§ SET EXERCISE:
Write out the material exactly. Do not include the pictures.

Data records
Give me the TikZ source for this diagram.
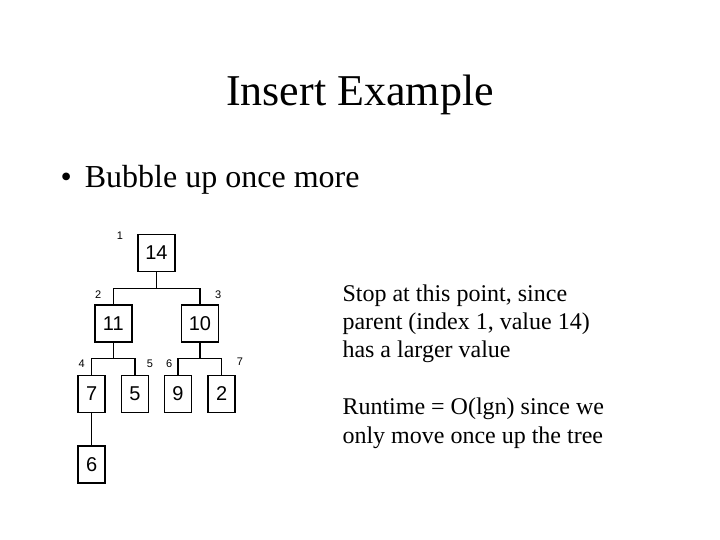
\documentclass[tikz,border=0pt]{standalone}
\usepackage{fontspec}
\setmainfont{Liberation Serif}
\newfontfamily\arialf{Liberation Sans}
\begin{document}
\begin{tikzpicture}[x=1pt,y=-1pt,
  keybox/.style={draw=black,line width=1.5pt,minimum width=27pt,minimum height=37pt,inner sep=0pt,font=\arialf\fontsize{20}{20}\selectfont},
  bigbox/.style={keybox,minimum width=37pt},
  idx/.style={font=\arialf\fontsize{11}{11}\selectfont,inner sep=0pt},
  edge/.style={line width=1.1pt},
  body/.style={anchor=base west,inner sep=0pt,font=\fontsize{24}{29}\selectfont}]
\useasboundingbox (0,0) rectangle (720,540);
% title and bullet
\node[anchor=base,inner sep=0pt,font=\fontsize{44}{44}\selectfont] (title) at (360,106) {Insert Example};
\node[anchor=base west,inner sep=0pt,font=\fontsize{32}{32}\selectfont] (bul) at (60.5,187.3) {\textbullet\hspace{13pt}Bubble up once more};
% tree boxes
\node[bigbox] (n1) at (156.5,253) {14};
\node[bigbox] (n2) at (113.3,323.3) {11};
\node[bigbox] (n3) at (200,323.3) {10};
\node[keybox] (n4) at (91.7,394) {7};
\node[keybox] (n5) at (135,394) {5};
\node[keybox] (n6) at (178,394) {9};
\node[keybox] (n7) at (221.7,394) {2};
\node[keybox] (n8) at (91.7,464.7) {6};
% index labels
\node[idx] (i1) at (120,236) {1};
\node[idx] (i2) at (98.3,295) {2};
\node[idx] (i3) at (218.3,295) {3};
\node[idx] (i4) at (81.7,364) {4};
\node[idx] (i5) at (150,364) {5};
\node[idx] (i6) at (169.3,364) {6};
\node[idx] (i7) at (240,362) {7};
% connectors
\coordinate (j1) at (156.5,288.3);
\coordinate (j2) at (113.3,358.3);
\coordinate (j3) at (200,358.3);
\draw[edge] (n1.south) -- (j1);
\draw[edge] (n2.north) |- (j1) -| (n3.north);
\draw[edge] (n2.south) -- (j2);
\draw[edge] (n4.north) |- (j2) -| (n5.north);
\draw[edge] (n3.south) -- (j3);
\draw[edge] (n6.north) |- (j3) -| (n7.north);
\draw[edge] (n4.south) -- (n8.north);
% side text
\node[body] (t1) at (342.3,301) {Stop at this point, since};
\node[body] (t2) at (342.3,329.4) {parent (index 1, value 14)};
\node[body] (t3) at (342.3,357.8) {has a larger value};
\node[body] (t4) at (342.3,414.6) {Runtime = O(lgn) since we};
\node[body] (t5) at (342.3,443) {only move once up the tree};
\end{tikzpicture}
\end{document}
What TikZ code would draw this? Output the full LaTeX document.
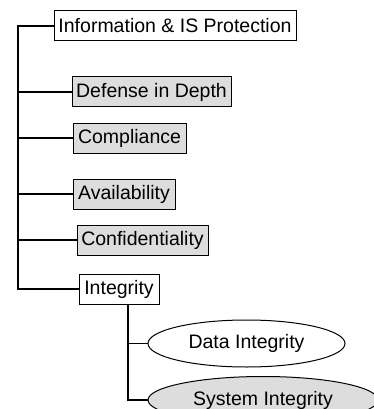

§ ANSWER TO THIS PROBLEM:
Give me the TikZ source for this diagram.
\documentclass[tikz,border=0pt]{standalone}
\usepackage{fontspec}
\setmainfont{Liberation Serif}
\newfontfamily\arialf{Liberation Sans}
\begin{document}
\begin{tikzpicture}[x=1pt,y=-1pt,
  keybox/.style={draw=black,line width=1.5pt,minimum width=27pt,minimum height=37pt,inner sep=0pt,font=\arialf\fontsize{20}{20}\selectfont},
  bigbox/.style={keybox,minimum width=37pt},
  idx/.style={font=\arialf\fontsize{11}{11}\selectfont,inner sep=0pt},
  edge/.style={line width=1.1pt},
  body/.style={anchor=base west,inner sep=0pt,font=\fontsize{24}{29}\selectfont}]
\useasboundingbox (0,0) rectangle (720,540);
% title and bullet
\node[anchor=base,inner sep=0pt,font=\fontsize{44}{44}\selectfont] (title) at (360,106) {Insert Example};
\node[anchor=base west,inner sep=0pt,font=\fontsize{32}{32}\selectfont] (bul) at (60.5,187.3) {\textbullet\hspace{13pt}Bubble up once more};
% tree boxes
\node[bigbox] (n1) at (156.5,253) {14};
\node[bigbox] (n2) at (113.3,323.3) {11};
\node[bigbox] (n3) at (200,323.3) {10};
\node[keybox] (n4) at (91.7,394) {7};
\node[keybox] (n5) at (135,394) {5};
\node[keybox] (n6) at (178,394) {9};
\node[keybox] (n7) at (221.7,394) {2};
\node[keybox] (n8) at (91.7,464.7) {6};
% index labels
\node[idx] (i1) at (120,236) {1};
\node[idx] (i2) at (98.3,295) {2};
\node[idx] (i3) at (218.3,295) {3};
\node[idx] (i4) at (81.7,364) {4};
\node[idx] (i5) at (150,364) {5};
\node[idx] (i6) at (169.3,364) {6};
\node[idx] (i7) at (240,362) {7};
% connectors
\coordinate (j1) at (156.5,288.3);
\coordinate (j2) at (113.3,358.3);
\coordinate (j3) at (200,358.3);
\draw[edge] (n1.south) -- (j1);
\draw[edge] (n2.north) |- (j1) -| (n3.north);
\draw[edge] (n2.south) -- (j2);
\draw[edge] (n4.north) |- (j2) -| (n5.north);
\draw[edge] (n3.south) -- (j3);
\draw[edge] (n6.north) |- (j3) -| (n7.north);
\draw[edge] (n4.south) -- (n8.north);
% side text
\node[body] (t1) at (342.3,301) {Stop at this point, since};
\node[body] (t2) at (342.3,329.4) {parent (index 1, value 14)};
\node[body] (t3) at (342.3,357.8) {has a larger value};
\node[body] (t4) at (342.3,414.6) {Runtime = O(lgn) since we};
\node[body] (t5) at (342.3,443) {only move once up the tree};
\end{tikzpicture}
\end{document}
What TikZ code would draw this? Output the full LaTeX document.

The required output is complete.